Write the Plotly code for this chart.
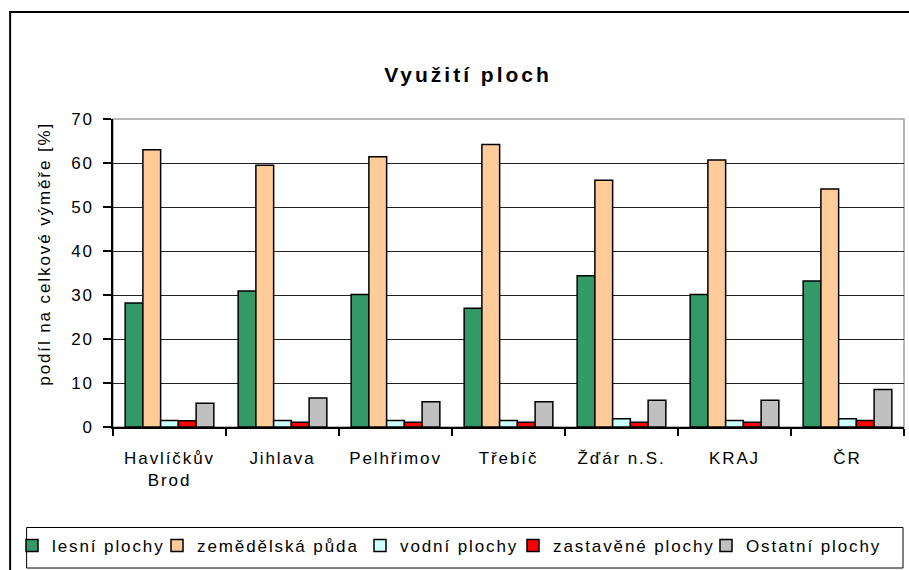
import plotly.graph_objects as go

categories = ["Havlíčkův<br>Brod", "Jihlava", "Pelhřimov", "Třebíč", "Žďár n.S.", "KRAJ", "ČR"]
lesni = [28.2, 30.9, 30.1, 27.0, 34.4, 30.1, 33.2]
zemedelska = [63.0, 59.5, 61.4, 64.2, 56.1, 60.7, 54.1]
vodni = [1.5, 1.5, 1.5, 1.5, 1.9, 1.5, 1.9]
zastavene = [1.4, 1.1, 1.1, 1.1, 1.1, 1.1, 1.5]
ostatni = [5.4, 6.6, 5.75, 5.75, 6.1, 6.1, 8.5]
series_names = ["lesní plochy", "zemědělská půda", "vodní plochy", "zastavěné plochy", "Ostatní plochy"]
series_values = [lesni, zemedelska, vodni, zastavene, ostatni]
series_colors = ["#339966", "#FFCC99", "#CCFFFF", "#FF0000", "#C0C0C0"]
title_text = "Využití ploch"
y_title = "podíl na celkové výměře [%]"

W, H = 909, 570
L, R, T, B = 113, 905, 119, 427
FONT = "Arial, Liberation Sans, sans-serif"
legend_text_x = [52, 197, 400, 553, 746]
legend_entry_w = [130, 185, 135, 175, 155]


def px(x):
    return (x - L) / (R - L)


def py(y):
    return (B - y) / (B - T)


fig = go.Figure()
legend_layouts = {}
for i, (name, vals, col) in enumerate(zip(series_names, series_values, series_colors)):
    lg = "legend" if i == 0 else f"legend{i + 1}"
    fig.add_trace(go.Bar(
        x=categories, y=vals, name=name, legend=lg,
        marker=dict(color=col, line=dict(color="black", width=1.5)),
    ))
    legend_layouts[lg] = dict(
        orientation="h", x=px(legend_text_x[i] - 40), xanchor="left",
        y=py(546), yanchor="middle",
        font=dict(size=17, family=FONT, color="black"),
        bgcolor="rgba(0,0,0,0)", borderwidth=0, itemwidth=30,
        entrywidth=legend_entry_w[i], entrywidthmode="pixels",
    )

shapes = [
    dict(type="rect", xref="paper", yref="paper", x0=px(10), x1=px(915), y0=py(580), y1=py(12),
         line=dict(color="black", width=2), layer="below"),
    dict(type="rect", xref="paper", yref="paper", x0=0, x1=1, y0=0, y1=1,
         line=dict(color="#A0A0A0", width=1.5), layer="below"),
    dict(type="rect", xref="paper", yref="paper", x0=px(26.5), x1=px(904), y0=py(568), y1=py(527.5),
         line=dict(color="black", width=1), layer="below"),
]

annotations = [
    dict(text=y_title, xref="paper", yref="paper", x=px(44), y=py(254),
         xanchor="center", yanchor="middle", textangle=-90, showarrow=False,
         font=dict(size=17, family=FONT, color="black")),
]

fig.update_layout(
    width=W, height=H,
    margin=dict(l=L, r=W - R, t=T, b=H - B),
    paper_bgcolor="white", plot_bgcolor="white",
    font=dict(family=FONT, size=17, color="black"),
    title=dict(text="<b>" + title_text + "</b>", font=dict(size=21, family=FONT, color="black"),
               x=468 / W, xref="container", xanchor="center",
               y=1 - 75 / H, yref="container", yanchor="middle"),
    barmode="group", bargap=0.215, bargroupgap=0,
    showlegend=True,
    shapes=shapes,
    annotations=annotations,
    **legend_layouts,
)
fig.update_xaxes(
    showline=True, linecolor="black", linewidth=1.5,
    ticks="outside", tickson="boundaries", ticklen=7, tickcolor="black", tickwidth=1.5,
    showgrid=False, tickfont=dict(size=17, family=FONT), ticklabelstandoff=15,
    automargin=False,
)
fig.update_yaxes(
    range=[0, 70], dtick=10, tick0=0,
    showline=True, linecolor="black", linewidth=1.5,
    ticks="outside", ticklen=8, tickcolor="black", tickwidth=1.5,
    showgrid=True, gridcolor="#222222", gridwidth=1,
    zeroline=False,
    tickfont=dict(size=17, family=FONT), ticklabelstandoff=6,
    automargin=False,
)

post = """
document.body.style.margin = '0';
var st = document.createElement('style');
st.textContent = 'svg text{letter-spacing:1.9px} svg .gtitle{letter-spacing:3px}';
document.head.appendChild(st);
"""

fig.write_html("out.html", config={"displayModeBar": False}, post_script=post)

============

### Aim of the task
Copy out the whole listing exactly, and don't carry over any pictures.

### Answer to this problem
Write the Plotly code for this chart.
import plotly.graph_objects as go

categories = ["Havlíčkův<br>Brod", "Jihlava", "Pelhřimov", "Třebíč", "Žďár n.S.", "KRAJ", "ČR"]
lesni = [28.2, 30.9, 30.1, 27.0, 34.4, 30.1, 33.2]
zemedelska = [63.0, 59.5, 61.4, 64.2, 56.1, 60.7, 54.1]
vodni = [1.5, 1.5, 1.5, 1.5, 1.9, 1.5, 1.9]
zastavene = [1.4, 1.1, 1.1, 1.1, 1.1, 1.1, 1.5]
ostatni = [5.4, 6.6, 5.75, 5.75, 6.1, 6.1, 8.5]
series_names = ["lesní plochy", "zemědělská půda", "vodní plochy", "zastavěné plochy", "Ostatní plochy"]
series_values = [lesni, zemedelska, vodni, zastavene, ostatni]
series_colors = ["#339966", "#FFCC99", "#CCFFFF", "#FF0000", "#C0C0C0"]
title_text = "Využití ploch"
y_title = "podíl na celkové výměře [%]"

W, H = 909, 570
L, R, T, B = 113, 905, 119, 427
FONT = "Arial, Liberation Sans, sans-serif"
legend_text_x = [52, 197, 400, 553, 746]
legend_entry_w = [130, 185, 135, 175, 155]


def px(x):
    return (x - L) / (R - L)


def py(y):
    return (B - y) / (B - T)


fig = go.Figure()
legend_layouts = {}
for i, (name, vals, col) in enumerate(zip(series_names, series_values, series_colors)):
    lg = "legend" if i == 0 else f"legend{i + 1}"
    fig.add_trace(go.Bar(
        x=categories, y=vals, name=name, legend=lg,
        marker=dict(color=col, line=dict(color="black", width=1.5)),
    ))
    legend_layouts[lg] = dict(
        orientation="h", x=px(legend_text_x[i] - 40), xanchor="left",
        y=py(546), yanchor="middle",
        font=dict(size=17, family=FONT, color="black"),
        bgcolor="rgba(0,0,0,0)", borderwidth=0, itemwidth=30,
        entrywidth=legend_entry_w[i], entrywidthmode="pixels",
    )

shapes = [
    dict(type="rect", xref="paper", yref="paper", x0=px(10), x1=px(915), y0=py(580), y1=py(12),
         line=dict(color="black", width=2), layer="below"),
    dict(type="rect", xref="paper", yref="paper", x0=0, x1=1, y0=0, y1=1,
         line=dict(color="#A0A0A0", width=1.5), layer="below"),
    dict(type="rect", xref="paper", yref="paper", x0=px(26.5), x1=px(904), y0=py(568), y1=py(527.5),
         line=dict(color="black", width=1), layer="below"),
]

annotations = [
    dict(text=y_title, xref="paper", yref="paper", x=px(44), y=py(254),
         xanchor="center", yanchor="middle", textangle=-90, showarrow=False,
         font=dict(size=17, family=FONT, color="black")),
]

fig.update_layout(
    width=W, height=H,
    margin=dict(l=L, r=W - R, t=T, b=H - B),
    paper_bgcolor="white", plot_bgcolor="white",
    font=dict(family=FONT, size=17, color="black"),
    title=dict(text="<b>" + title_text + "</b>", font=dict(size=21, family=FONT, color="black"),
               x=468 / W, xref="container", xanchor="center",
               y=1 - 75 / H, yref="container", yanchor="middle"),
    barmode="group", bargap=0.215, bargroupgap=0,
    showlegend=True,
    shapes=shapes,
    annotations=annotations,
    **legend_layouts,
)
fig.update_xaxes(
    showline=True, linecolor="black", linewidth=1.5,
    ticks="outside", tickson="boundaries", ticklen=7, tickcolor="black", tickwidth=1.5,
    showgrid=False, tickfont=dict(size=17, family=FONT), ticklabelstandoff=15,
    automargin=False,
)
fig.update_yaxes(
    range=[0, 70], dtick=10, tick0=0,
    showline=True, linecolor="black", linewidth=1.5,
    ticks="outside", ticklen=8, tickcolor="black", tickwidth=1.5,
    showgrid=True, gridcolor="#222222", gridwidth=1,
    zeroline=False,
    tickfont=dict(size=17, family=FONT), ticklabelstandoff=6,
    automargin=False,
)

post = """
document.body.style.margin = '0';
var st = document.createElement('style');
st.textContent = 'svg text{letter-spacing:1.9px} svg .gtitle{letter-spacing:3px}';
document.head.appendChild(st);
"""

fig.write_html("out.html", config={"displayModeBar": False}, post_script=post)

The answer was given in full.